Enderle's political activism after the war extended well beyond his work as a journalist. Within the party he backed the left-wing socialist position. During the second half of 1945 Wilhelm Pieck, a senior German politician recently "parachuted" by Moscow into the Soviet occupation zone as part of what turned out to be a well planned "nation building" project, thought it worth his while personally to try and persuade August and Luise Enderle to rejoin the Communist Party: the Enderle's rejected that idea, however. During the immediate postwar period August Enderle also participated in the activities of the Bremen-based Struggle against Fascism Association (Kampfgemeinschaft gegen den Faschismus / KGF), founded on 3 May 1945 and widely seen, at least in retrospect, as a front organisation of the Communist Party.
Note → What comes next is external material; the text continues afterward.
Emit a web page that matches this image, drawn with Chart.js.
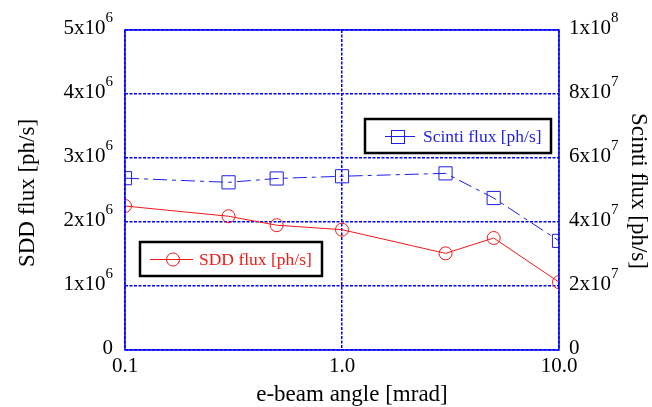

August Enderle formally retired in 1954, by which time the British occupation zone had been merged with the American and French zones (but not the Soviet zone) and relaunched, in May 1949, as the German Federal Republic (West Germany). He continued to contribute journalistic pieces and also set to work on a history of the trades union movement. He died in Cologne on 2 November 1959. The mourners at his funeral included Willy Brandt, his close comrade during their Stockholm exile and by this time a leading figure in the SPD and the Mayor of West Berlin.